Like me, she just wanted these forty-five minutes to scroll through social media, to zone out, or to read a book without the constant pestering. Thank you, Real Mom of Gymnastics. We should be friends.
When parenting—especially parenting young children—patience can melt faster than a soft-serve ice cream cone at the beach. It’s perfectly normal to feel like there isn’t enough oxygen in this ecosystem for all the deep breaths you’ll need and it’s not wrong to want to give yourself a time out.
I once received text messages from a mom-friend who was hiding in her closet from her children and not because they were playing an awesome round of Hide-and-Go-Seek. I had to remind her that she wasn’t a terrible mother; she was wise to go in there (and wiser still to have brought an adult beverage with her). After all, what mom hasn’t gone to the bathroom and locked the door under the guise of needing to poo if only to get a five-minute reprieve? Sometimes the overstimulation of being poked and prodded and needed and questioned is too much. Nerves get exposed and every whine or cry feels like a root canal minus the Novocaine. If hiding in the closet means you regain your composure without losing it on your kids, more power to you.

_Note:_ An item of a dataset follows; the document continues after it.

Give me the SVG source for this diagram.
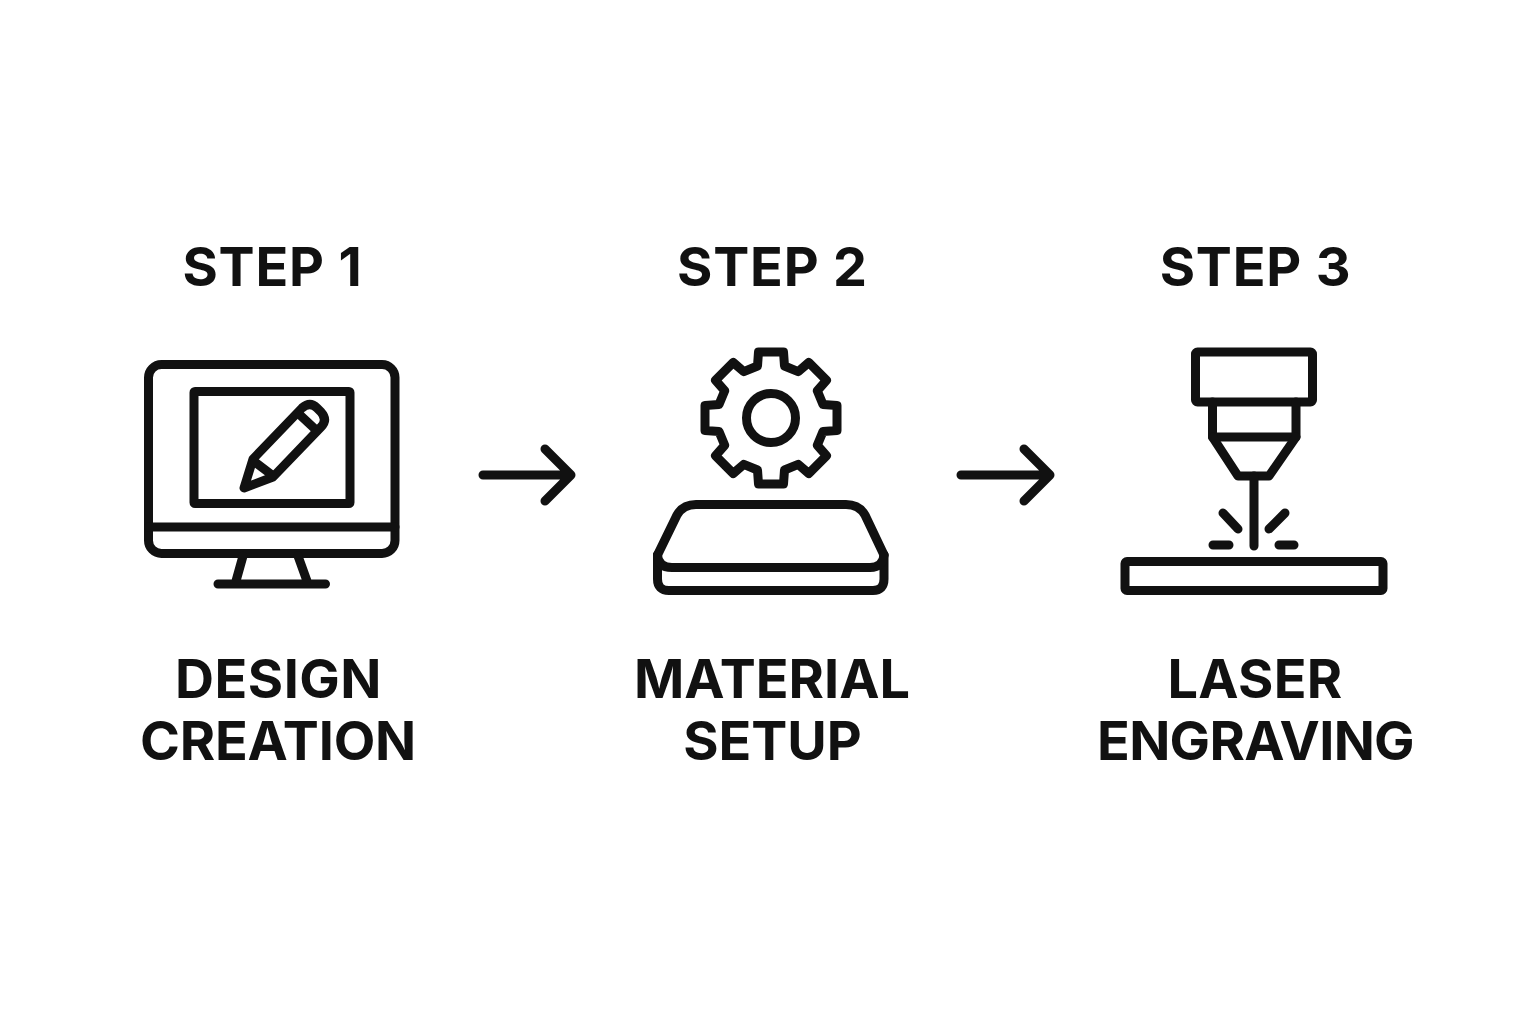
<svg xmlns="http://www.w3.org/2000/svg" width="1536" height="1024" viewBox="0 0 1536 1024">
<style>
.bg{fill:#fff}
.i{fill:none;stroke:#111;stroke-width:9;stroke-linecap:round;stroke-linejoin:round}
.t{font-family:"Inter","Liberation Sans",sans-serif;font-weight:700;font-size:54px;fill:#111;text-anchor:middle}
.s{letter-spacing:.8px}
</style>
<rect class="bg" width="1536" height="1024"/>
<g id="step1">
<text class="t s" x="272.500" y="286">STEP 1</text>
<g class="i">
<rect x="148.500" y="364.500" width="246.500" height="189" rx="13"/>
<path d="M148.500 527H395"/>
<rect x="194" y="391.500" width="156" height="112" rx="1"/>
<path d="M243 556L236 581M298 556L307 581M218 584H325.500"/>
<path d="M244 488L253 459L302 408Q310 401 317 408L321 412Q328 420 321 427L273 477Z"/>
<path d="M300 415L315 429M255 462L272 475"/>
</g>
<text class="t" style="letter-spacing:.5px" x="278.500" y="698">DESIGN</text>
<text class="t" style="letter-spacing:-.2px" x="278" y="760">CREATION</text>
</g>
<g id="step2">
<text class="t s" x="772.500" y="286">STEP 2</text>
<g class="i">
<path transform="translate(771 418)" d="M-13.500 -52L-12.500 -66L12.500 -66L13.500 -52L27.200 -46.300L37.800 -55.500L55.500 -37.800L46.300 -27.200L52 -13.500L66 -12.500L66 12.500L52 13.500L46.300 27.200L55.500 37.800L37.800 55.500L27.200 46.300L13.500 52L12.500 66L-12.500 66L-13.500 52L-27.200 46.300L-37.800 55.500L-55.500 37.800L-46.300 27.200L-52 13.500L-66 12.500L-66 -12.500L-52 -13.500L-46.300 -27.200L-55.500 -37.800L-37.800 -55.500L-27.200 -46.300Z"/>
<circle cx="771" cy="418" r="24.500"/>
<path d="M657.500 555L677 515Q683 504.500 696 504.500H846Q859 504.500 865 515L884 555"/>
<path d="M657.500 555V579Q657.500 590.500 669 590.500H873Q884 590.500 884 579V555"/>
<path d="M657.500 555Q658 567.500 672 567.500H870Q883 567.500 884 555"/>
</g>
<text class="t" x="772" y="698">MATERIAL</text>
<text class="t" x="772.500" y="760">SETUP</text>
</g>
<g id="step3">
<text class="t s" x="1255.500" y="286">STEP 3</text>
<g class="i">
<rect x="1195.500" y="352" width="117" height="50" rx="2"/>
<path d="M1212.500 402V437H1296V402"/>
<path d="M1212.500 437L1238 476H1269L1296 437"/>
<path d="M1254 476V546M1223 513L1238 529M1285 513L1269 529M1213 545H1229M1279 545H1294"/>
<rect x="1125" y="561.500" width="258" height="29" rx="2"/>
</g>
<text class="t" style="letter-spacing:.3px" x="1255" y="698">LASER</text>
<text class="t" style="letter-spacing:-.7px" x="1255.500" y="760">ENGRAVING</text>
</g>
<g id="connectors" class="i">
<path d="M483 475H571M545 449L571 475L545 501"/>
<path d="M961 475H1050M1024 449L1050 475L1024 501"/>
</g>
</svg>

After a long week, even Family Game Night requires me to tap into my depleted patience reserves. A few hands of Uno feels more like Chinese Water Torture. This one needs to get a snack, then that one needs something to drink, the dog scratches at the door to go out, then there is an attempt by a five-year-old at shuffling the deck. The dog scratches to come back in. The cup of water gets spilled. The nine-year-old is tap-tap-tapping her cards on the table, and I’m looking at my phone every five minutes to see if it is time for bed yet and cursing every Draw Four card that gets played.
Sometimes I think I could hang onto my sanity if only everyone would kindly just shut up. My youngest has been talking since she was born. You couldn’t quiet her unless there was a nipple in her mouth and we used that binky way longer than we should have. Still, I don’t enjoy feeling like the Grinch looking down on my little Who-Ville complaining about “the Noise! Noise! Noise! Noise!” I get why he freaked out though.

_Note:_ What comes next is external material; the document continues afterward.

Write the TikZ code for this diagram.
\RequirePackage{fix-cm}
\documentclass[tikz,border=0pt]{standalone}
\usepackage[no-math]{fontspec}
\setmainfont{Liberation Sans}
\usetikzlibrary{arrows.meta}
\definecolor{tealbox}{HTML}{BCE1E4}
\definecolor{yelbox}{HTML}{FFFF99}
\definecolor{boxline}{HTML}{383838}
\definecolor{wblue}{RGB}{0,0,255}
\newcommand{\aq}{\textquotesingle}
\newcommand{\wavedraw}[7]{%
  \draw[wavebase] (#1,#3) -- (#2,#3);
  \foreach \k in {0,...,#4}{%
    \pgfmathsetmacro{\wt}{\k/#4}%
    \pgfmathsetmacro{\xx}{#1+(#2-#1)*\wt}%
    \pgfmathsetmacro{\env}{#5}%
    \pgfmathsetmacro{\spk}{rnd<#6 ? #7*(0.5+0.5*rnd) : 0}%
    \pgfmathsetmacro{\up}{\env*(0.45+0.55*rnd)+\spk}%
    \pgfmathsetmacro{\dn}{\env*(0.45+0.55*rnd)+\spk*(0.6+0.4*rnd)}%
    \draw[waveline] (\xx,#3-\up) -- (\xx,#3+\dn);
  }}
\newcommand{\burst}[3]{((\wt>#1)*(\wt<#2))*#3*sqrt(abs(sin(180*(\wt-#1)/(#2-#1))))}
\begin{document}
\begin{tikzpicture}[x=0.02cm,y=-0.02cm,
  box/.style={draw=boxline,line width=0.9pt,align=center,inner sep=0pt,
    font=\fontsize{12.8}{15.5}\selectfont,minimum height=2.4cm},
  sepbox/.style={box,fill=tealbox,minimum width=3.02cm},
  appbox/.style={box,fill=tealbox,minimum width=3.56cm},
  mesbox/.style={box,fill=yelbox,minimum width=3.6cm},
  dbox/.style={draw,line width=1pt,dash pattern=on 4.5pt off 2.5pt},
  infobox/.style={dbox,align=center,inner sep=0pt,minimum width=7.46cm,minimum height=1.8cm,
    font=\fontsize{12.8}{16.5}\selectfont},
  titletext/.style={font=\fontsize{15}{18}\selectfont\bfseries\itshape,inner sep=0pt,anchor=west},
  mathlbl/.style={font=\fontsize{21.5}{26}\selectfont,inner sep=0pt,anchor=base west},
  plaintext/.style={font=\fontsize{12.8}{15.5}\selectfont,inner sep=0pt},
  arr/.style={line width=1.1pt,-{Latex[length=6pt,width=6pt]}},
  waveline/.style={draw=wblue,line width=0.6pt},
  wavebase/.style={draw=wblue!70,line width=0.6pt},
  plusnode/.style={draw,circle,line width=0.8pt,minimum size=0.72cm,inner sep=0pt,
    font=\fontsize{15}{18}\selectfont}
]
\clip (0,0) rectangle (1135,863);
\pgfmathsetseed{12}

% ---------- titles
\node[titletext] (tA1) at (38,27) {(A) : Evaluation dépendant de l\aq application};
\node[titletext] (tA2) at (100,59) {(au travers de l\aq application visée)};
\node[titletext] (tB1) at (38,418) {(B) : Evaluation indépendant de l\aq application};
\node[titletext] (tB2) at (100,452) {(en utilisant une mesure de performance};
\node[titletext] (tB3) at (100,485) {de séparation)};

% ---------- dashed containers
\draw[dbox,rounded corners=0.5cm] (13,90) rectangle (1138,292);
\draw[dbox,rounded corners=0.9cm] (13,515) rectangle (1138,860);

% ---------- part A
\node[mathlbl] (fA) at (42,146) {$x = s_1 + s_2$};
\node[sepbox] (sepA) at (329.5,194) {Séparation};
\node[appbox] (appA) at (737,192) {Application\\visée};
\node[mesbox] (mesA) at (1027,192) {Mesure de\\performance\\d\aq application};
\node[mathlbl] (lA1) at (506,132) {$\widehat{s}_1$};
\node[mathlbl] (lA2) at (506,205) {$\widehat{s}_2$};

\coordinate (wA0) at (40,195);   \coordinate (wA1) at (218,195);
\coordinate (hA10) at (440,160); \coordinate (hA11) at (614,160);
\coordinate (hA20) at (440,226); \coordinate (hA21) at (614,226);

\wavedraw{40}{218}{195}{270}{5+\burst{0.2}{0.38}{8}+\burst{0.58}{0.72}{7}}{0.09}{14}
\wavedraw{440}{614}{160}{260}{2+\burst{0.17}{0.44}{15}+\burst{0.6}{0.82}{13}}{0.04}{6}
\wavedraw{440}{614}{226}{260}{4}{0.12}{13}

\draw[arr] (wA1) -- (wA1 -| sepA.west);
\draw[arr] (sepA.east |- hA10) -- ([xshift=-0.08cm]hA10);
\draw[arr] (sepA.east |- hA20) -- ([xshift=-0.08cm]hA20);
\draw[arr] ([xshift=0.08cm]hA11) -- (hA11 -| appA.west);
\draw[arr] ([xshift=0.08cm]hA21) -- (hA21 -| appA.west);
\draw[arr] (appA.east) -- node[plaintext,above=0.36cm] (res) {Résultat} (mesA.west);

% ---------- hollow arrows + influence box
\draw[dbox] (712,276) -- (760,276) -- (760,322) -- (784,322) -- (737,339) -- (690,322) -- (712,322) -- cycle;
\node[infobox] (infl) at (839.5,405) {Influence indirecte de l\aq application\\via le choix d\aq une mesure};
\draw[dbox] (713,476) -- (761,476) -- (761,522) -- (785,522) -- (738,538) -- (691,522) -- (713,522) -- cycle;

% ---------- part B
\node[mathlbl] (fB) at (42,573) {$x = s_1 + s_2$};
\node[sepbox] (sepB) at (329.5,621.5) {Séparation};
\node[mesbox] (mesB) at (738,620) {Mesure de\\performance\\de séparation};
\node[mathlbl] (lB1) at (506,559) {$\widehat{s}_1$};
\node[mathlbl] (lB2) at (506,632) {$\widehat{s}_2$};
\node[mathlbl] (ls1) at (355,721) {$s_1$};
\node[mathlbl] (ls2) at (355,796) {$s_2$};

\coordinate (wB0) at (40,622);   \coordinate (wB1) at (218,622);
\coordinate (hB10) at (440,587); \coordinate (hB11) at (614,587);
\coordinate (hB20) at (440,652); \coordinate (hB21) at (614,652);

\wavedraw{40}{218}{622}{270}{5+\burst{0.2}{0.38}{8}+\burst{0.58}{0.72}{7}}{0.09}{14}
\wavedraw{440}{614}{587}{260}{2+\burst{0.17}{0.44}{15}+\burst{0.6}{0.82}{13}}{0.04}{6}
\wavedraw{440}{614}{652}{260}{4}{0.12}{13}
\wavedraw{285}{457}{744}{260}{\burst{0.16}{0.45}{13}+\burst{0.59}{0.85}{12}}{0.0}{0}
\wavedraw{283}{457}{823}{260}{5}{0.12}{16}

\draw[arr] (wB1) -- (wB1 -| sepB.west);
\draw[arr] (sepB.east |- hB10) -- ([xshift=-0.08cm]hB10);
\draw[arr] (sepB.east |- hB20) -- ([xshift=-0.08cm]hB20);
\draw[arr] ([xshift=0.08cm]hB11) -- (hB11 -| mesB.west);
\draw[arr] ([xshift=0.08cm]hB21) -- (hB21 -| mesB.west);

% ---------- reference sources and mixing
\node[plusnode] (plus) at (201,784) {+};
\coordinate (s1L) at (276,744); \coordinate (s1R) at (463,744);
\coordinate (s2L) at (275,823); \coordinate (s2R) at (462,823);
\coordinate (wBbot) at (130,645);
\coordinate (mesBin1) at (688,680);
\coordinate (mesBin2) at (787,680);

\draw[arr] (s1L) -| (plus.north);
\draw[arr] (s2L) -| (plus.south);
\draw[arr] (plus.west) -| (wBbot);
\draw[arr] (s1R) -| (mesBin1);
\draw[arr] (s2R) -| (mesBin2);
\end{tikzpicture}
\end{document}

Dr. Ray Gaurendi, author of the book Back to the Family, says “Patience is an ideal to strive for. It is not a day-to-day reality.”

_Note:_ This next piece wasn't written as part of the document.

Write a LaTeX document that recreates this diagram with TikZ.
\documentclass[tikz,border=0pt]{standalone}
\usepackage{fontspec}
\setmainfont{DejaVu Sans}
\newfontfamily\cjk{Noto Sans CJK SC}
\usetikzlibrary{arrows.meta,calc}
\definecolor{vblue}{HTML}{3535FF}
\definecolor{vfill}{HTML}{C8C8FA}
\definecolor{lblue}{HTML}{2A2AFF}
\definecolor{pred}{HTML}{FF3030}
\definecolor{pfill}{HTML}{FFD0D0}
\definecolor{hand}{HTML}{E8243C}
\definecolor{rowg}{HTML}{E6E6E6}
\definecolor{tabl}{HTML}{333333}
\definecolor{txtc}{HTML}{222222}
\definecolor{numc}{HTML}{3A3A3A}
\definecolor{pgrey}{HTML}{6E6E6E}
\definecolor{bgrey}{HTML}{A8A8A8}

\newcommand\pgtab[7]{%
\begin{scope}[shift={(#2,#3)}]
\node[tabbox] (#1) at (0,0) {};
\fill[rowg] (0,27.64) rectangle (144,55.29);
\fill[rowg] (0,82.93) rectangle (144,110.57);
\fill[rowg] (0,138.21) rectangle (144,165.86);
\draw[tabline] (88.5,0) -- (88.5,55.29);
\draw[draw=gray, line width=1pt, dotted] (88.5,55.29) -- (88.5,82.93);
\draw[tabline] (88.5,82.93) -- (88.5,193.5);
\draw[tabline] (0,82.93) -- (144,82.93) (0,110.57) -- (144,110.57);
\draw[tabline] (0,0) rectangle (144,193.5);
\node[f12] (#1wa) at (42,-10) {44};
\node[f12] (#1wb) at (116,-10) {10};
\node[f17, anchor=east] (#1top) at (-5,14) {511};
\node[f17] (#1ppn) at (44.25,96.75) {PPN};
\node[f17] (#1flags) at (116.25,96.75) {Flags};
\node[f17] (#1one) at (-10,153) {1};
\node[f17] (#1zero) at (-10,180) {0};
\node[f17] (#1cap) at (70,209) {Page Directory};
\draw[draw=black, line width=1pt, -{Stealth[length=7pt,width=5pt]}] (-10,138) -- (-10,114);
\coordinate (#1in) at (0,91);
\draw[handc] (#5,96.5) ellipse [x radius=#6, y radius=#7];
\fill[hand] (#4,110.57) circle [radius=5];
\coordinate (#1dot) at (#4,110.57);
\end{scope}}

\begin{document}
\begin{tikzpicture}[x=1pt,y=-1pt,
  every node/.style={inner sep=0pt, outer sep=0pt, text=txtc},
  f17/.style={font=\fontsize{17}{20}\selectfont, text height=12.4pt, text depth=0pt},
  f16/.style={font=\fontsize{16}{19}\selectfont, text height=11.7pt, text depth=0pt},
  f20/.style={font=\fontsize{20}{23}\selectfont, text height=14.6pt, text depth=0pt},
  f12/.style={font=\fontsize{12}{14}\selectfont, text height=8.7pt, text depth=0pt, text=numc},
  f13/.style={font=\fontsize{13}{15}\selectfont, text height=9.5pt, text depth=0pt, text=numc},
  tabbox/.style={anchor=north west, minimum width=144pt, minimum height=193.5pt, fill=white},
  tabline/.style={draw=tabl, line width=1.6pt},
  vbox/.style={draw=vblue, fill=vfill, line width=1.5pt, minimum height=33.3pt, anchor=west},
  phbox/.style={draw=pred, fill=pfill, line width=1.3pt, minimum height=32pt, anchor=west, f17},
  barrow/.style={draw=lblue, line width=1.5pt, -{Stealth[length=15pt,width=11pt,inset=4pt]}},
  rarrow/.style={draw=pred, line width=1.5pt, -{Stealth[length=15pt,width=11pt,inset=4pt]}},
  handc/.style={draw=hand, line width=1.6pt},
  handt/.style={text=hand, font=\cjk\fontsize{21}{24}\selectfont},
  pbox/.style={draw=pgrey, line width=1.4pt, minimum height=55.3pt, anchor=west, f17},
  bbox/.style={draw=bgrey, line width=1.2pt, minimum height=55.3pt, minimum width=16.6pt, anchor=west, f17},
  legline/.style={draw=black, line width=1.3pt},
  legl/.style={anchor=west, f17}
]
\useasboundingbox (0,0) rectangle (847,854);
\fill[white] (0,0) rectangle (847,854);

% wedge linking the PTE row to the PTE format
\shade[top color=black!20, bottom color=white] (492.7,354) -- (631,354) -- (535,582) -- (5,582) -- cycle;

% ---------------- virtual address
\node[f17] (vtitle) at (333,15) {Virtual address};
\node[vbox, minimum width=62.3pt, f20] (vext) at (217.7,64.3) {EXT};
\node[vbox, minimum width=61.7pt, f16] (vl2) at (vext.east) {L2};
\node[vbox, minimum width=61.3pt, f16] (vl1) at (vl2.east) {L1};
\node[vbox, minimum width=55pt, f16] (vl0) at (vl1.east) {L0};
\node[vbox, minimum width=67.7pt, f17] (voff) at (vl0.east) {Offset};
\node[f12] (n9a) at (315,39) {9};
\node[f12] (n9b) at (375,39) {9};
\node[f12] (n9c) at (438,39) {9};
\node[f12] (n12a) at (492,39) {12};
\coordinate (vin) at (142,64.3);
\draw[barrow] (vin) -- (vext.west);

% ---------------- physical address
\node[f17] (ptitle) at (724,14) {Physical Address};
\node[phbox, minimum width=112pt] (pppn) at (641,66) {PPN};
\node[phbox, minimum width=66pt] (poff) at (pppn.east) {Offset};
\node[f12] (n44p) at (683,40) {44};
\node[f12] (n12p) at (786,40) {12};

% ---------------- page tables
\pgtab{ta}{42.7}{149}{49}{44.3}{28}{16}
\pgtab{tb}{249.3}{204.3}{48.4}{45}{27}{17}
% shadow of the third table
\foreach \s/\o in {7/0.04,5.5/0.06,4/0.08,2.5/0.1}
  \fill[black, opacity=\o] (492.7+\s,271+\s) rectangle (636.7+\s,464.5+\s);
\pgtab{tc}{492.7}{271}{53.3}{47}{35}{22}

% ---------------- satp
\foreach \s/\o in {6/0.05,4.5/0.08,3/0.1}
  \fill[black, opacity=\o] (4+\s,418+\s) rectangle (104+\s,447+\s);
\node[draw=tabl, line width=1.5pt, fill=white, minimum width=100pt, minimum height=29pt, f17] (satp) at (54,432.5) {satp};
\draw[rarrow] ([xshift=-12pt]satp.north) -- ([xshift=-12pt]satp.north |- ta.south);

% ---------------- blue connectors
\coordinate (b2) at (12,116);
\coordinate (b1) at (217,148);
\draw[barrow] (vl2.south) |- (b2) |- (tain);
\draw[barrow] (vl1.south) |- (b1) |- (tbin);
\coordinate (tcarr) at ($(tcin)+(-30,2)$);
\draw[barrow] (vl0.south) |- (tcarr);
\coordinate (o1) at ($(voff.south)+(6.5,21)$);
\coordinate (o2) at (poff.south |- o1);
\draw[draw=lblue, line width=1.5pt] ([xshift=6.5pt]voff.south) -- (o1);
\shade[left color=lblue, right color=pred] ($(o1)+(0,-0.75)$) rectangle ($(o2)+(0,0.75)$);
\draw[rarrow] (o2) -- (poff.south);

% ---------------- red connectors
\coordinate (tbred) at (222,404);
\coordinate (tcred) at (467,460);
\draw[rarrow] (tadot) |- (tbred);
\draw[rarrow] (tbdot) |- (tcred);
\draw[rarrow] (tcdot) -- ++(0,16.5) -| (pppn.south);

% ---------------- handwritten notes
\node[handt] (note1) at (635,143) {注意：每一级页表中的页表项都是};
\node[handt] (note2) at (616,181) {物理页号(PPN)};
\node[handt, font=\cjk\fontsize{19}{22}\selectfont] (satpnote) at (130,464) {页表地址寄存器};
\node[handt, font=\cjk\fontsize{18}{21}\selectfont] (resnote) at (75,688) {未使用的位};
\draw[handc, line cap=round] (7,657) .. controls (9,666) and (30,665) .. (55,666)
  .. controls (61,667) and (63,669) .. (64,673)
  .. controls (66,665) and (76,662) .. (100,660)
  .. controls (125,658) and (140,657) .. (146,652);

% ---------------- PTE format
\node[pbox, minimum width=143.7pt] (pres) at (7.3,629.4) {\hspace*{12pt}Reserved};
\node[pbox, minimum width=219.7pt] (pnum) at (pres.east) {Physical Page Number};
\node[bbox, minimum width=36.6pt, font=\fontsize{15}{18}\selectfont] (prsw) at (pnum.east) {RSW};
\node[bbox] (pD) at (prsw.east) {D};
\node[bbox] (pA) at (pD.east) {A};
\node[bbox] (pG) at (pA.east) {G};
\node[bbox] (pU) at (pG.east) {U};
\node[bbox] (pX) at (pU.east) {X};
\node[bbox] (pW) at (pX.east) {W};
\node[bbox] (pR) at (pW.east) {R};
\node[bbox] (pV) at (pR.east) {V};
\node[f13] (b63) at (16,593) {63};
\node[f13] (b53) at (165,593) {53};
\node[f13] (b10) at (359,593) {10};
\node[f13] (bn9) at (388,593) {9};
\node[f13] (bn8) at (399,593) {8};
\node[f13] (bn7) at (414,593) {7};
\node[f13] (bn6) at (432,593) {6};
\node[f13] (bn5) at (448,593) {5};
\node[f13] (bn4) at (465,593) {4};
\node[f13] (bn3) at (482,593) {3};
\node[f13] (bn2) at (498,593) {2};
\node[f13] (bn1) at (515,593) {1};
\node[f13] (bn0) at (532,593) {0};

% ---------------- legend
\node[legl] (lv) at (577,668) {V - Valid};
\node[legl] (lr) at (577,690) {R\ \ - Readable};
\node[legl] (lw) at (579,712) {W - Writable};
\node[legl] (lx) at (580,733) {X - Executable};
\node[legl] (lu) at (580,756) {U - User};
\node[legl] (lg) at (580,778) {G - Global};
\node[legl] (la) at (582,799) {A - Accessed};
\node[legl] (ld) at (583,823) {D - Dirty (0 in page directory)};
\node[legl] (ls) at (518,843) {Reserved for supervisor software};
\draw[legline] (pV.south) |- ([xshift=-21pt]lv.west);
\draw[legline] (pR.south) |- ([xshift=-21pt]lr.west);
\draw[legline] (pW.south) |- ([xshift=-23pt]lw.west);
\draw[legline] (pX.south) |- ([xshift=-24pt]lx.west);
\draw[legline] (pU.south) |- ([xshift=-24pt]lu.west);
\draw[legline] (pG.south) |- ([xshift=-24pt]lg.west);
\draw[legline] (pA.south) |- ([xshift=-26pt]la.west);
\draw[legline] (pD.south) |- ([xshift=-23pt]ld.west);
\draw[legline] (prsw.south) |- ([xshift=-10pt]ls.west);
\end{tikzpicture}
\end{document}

It’s certainly not my reality most days, but then there are those other days, the ones where I don’t just tolerate the clamor, I enjoy it; where the silly line of questions amazes me; where instead of hiding, I want to immerse myself in the chaos of these crazy kids, my crazy kids.
Let’s face it, if you are around your children enough to be irritated by them, you’re doing a good job. And if you lose your shit from time to time, remember to cut yourself a little slack, too. We can’t be Stepford Moms all the time. If patience is the ideal, I’ll keep on striving.